Slamet sebagai Dandem Intel melaporkan hal tersebut kepada Pangdam V/Jaya Mayjen Norman Sasono, setelah mengecek kebenaran informasi tersebut.
Dalam rapat yang dipimpin Pangkopkamtib Sudomo dan dihadiri Wiweko, Lumenta, dan Gubernur DKI Jakarta Tjokropranolo, informasi tersebut disampaikan oleh Norman.
Namun Wiweko tak percaya. Wiweko mengatakan, ”Onmogelijke, onmogelijke, mijn jongens zaal dat niet doen (Itu tidak mungkin, itu tidak mungkin, pilot saya akan melakukan yang seperti itu).”
Ternyata betul, unjuk rasa ke DPR terjadi. Unjuk rasa 30 karyawan dan pilot Garuda yang dipimpin oleh Capt Subekti dan Capt H Sumolang itu berlangsung pada 29 Januari 1980.
Tentu saja pimpinan Garuda, khususnya Wiweko, terkejut.
Beberapa hari kemudian, Slamet mendengar informasi bahwa ada 7 orang dari antara pengunjuk rasa itu melakukan “pertemuan” pada malam hari di daerah Kebayoran.
Slamet pun mendatangi mereka. Kemudian Slamet meminta mereka datang ke kantor Deninteldam Jaya di Jalan Lapangan Banteng untuk dimintai keterangan.
Mereka kemudian diperiksa dan diwawancara. Dari cerita-cerita dengan segala alasan dan argumentasi yang mereka ungkapkan, Slamet pun mengetahui, mengapa mereka berbuat demikian.
Keluh-kesah mereka lantas ditampung dan dibuat laporan ke Pangdam Jaya untuk disampaikan kepada Pangkopkamtib sebagai masukan kepada direksi dan manajemen Garuda.

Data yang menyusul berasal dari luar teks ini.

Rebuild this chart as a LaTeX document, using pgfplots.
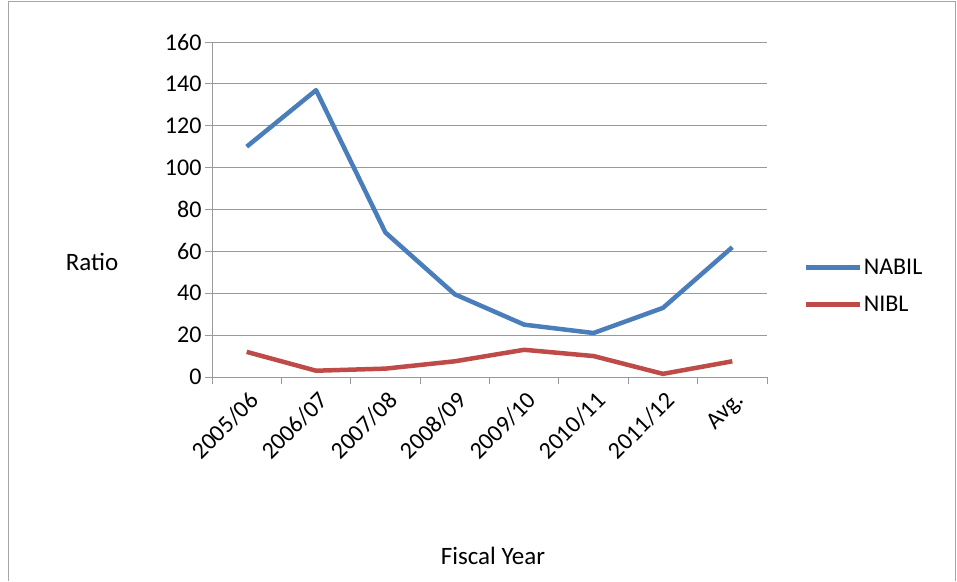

Slamet sempat menasihati mereka untuk tidak berbuat hal-hal yang melanggar hukum.
Capt Subekti, Capt Herman Rante, dan dua pilot lain, kemudian ia ajak untuk menghadap Sudomo atas permintaannya selaku Pangkopkamtib pada 31 Januari 1980.
Sudomo menasihati mereka untuk jangan melakukan pemogokan.
Rupanya nasihat itu tidak ditaati. Mereka mengadakan pertemuan lagi pada 2 Februari 1980 malam di rumah Capt Herman Rante di Pasar Minggu.
Hadir para pilot Garuda, antara lain, Capt Subekti, Capt Ari Singgih, Capt Purwoko, Capt Aristono, Capt Jalma Santoso, Capt T Budiarjo, Capt H Suniar, dan Capt A Andries.